Il Consiglio Consultivo dei Procuratori Europei (CCPE) ha esaminato, in particolare, il giusto equilibrio tra i diritti fondamentali relativi alla libertà di espressione e di informazione garantiti all’Articolo 10 della CEDU ed il diritto-dovere dei media ad informare il pubblico in merito ai procedimenti giudiziari ed i diritti legati alla presunzione di innocenza, ad un giusto processo ed al rispetto della vita privata e familiare, garantito dagli articoli 6 ed 8 della CEDU.
Ora purtroppo continua il perdurare di una situazione giurisprudenziale fatta di ‘resistenze’ all’ingresso delle regole europee nel sistema penale italiano che de facto testimonia il perdurare del disallineamento tra le sentenze della Corte di Giustizia europea e quelle nostrane.
Va risolto il disallineamento che attualmente esistono specie in ragione dell’articolo 6 C.E.D.U. secondo cui «Ogni persona ha diritto ad un’equa e pubblica udienza entro un termine ragionevole, davanti a un tribunale indipendente e imparziale costituito per legge, al fine della determinazione sia dei suoi diritti e dei suoi doveri di carattere civile, sia della fondatezza di ogni accusa penale che gli venga rivolta. La sentenza deve essere resa pubblicamente, ma l’accesso alla sala d’udienza può essere vietato alla stampa e al pubblico durante tutto o una parte del processo nell’interesse della morale, dell’ordine pubblico o della sicurezza nazionale in una società democratica, quando lo esigono gli interessi dei minori o la tutela della vita privata delle parti nel processo, o nella misura giudicata strettamente necessaria dal tribunale quando, in speciali circostanze, la pubblicità potrebbe pregiudicare gli interessi della giustizia. 2. Ogni persona accusata di un reato è presunta innocente sino a quando la sua colpevolezza non sia stata legalmente accertata».

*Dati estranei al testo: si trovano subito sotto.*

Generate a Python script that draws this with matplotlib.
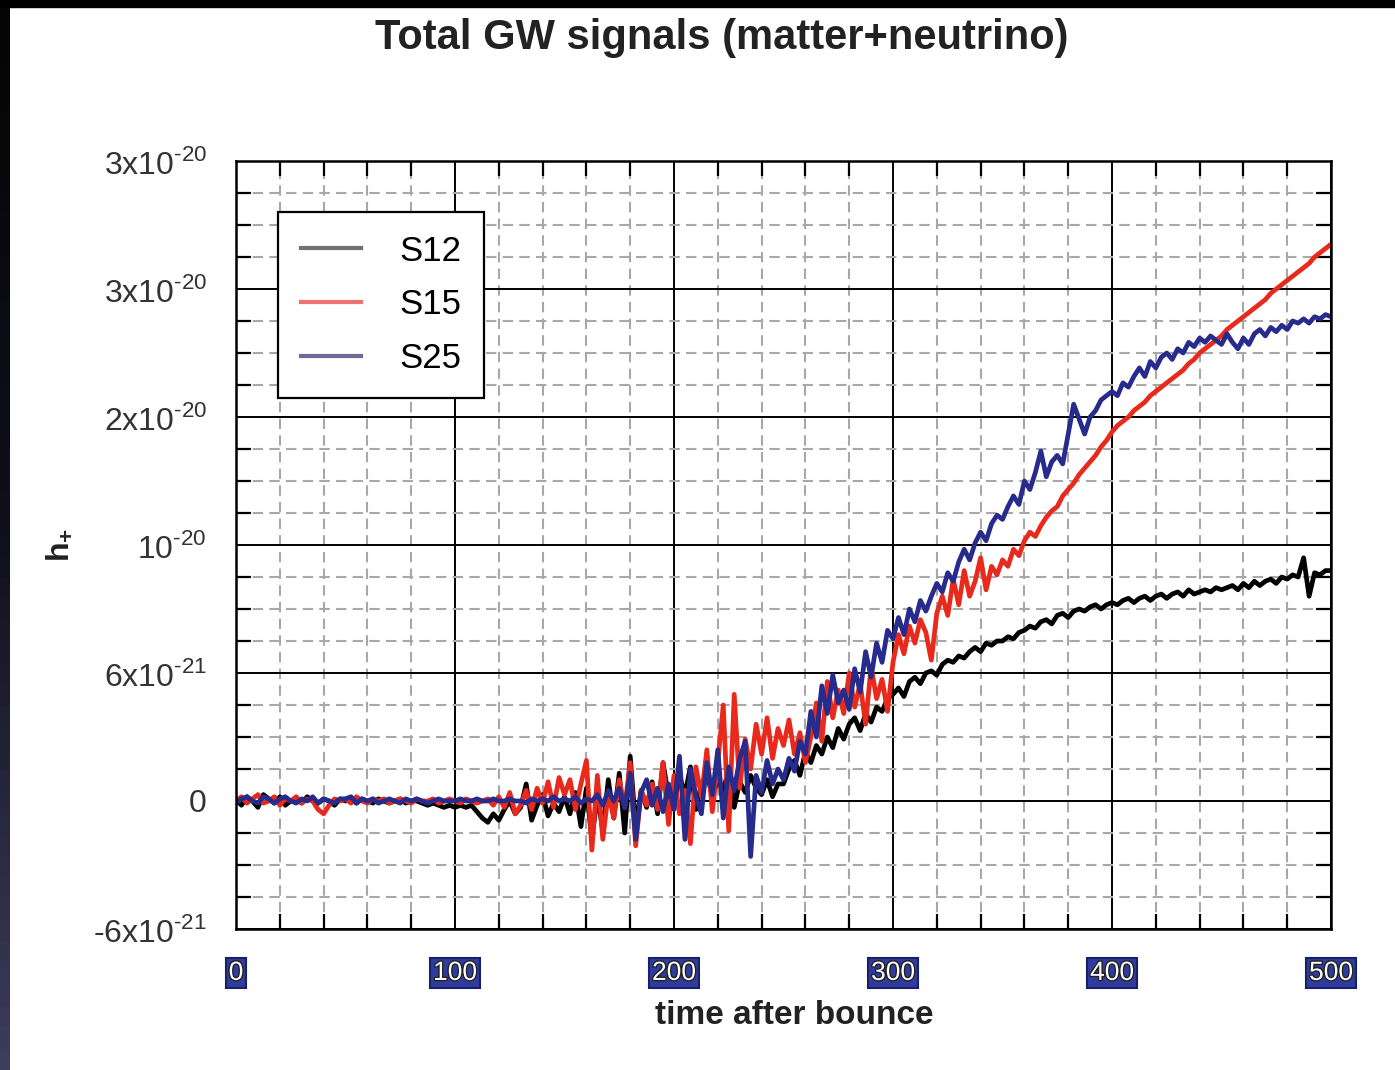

Una situazione che potrebbe richiedere di instaurare ex novo una fase del processo.
Il diritto europeo inciderà sempre di più sul diritto penale nazionale.
E allora perché queste continue ‘resistenze’ che si trasformano in conflitti?
Una domanda su tutte: quale è la strada per superare il disallineamento?
La risposta è ovvia: sospensione del processo e quesito inviato alla Corte di Giustizia europea, cui spetta il monopolio dell’interpretazione del diritto dell’Unione (ex art. 267 TFUE).
Sapete cosa ha risposto la Corte di giustizia?
I giudici della Corte di Lussemburgo hanno risposto in modo non chiaro ma chiarissimo: disapplicare.
Nel conflitto tra la normativa interna attuativa di una Direttiva europea e i principi CEDU, hanno stabilito che i giudici nazionali devono disapplicare quella ‘locale’.
Possibile che nel 2022 l’Italia è ancora alla ricerca degli standard di efficienza di un sistema che va europeizzato ravvicinando le normative nazionali al primato del diritto UE?
A quando le riforme dei processi penali aldilà delle risorse che arriveranno dal PNRR e che sono necessarie per far funzionare la giustizia penale in Italia e che devono essere soprattutto al servizio dei cittadini?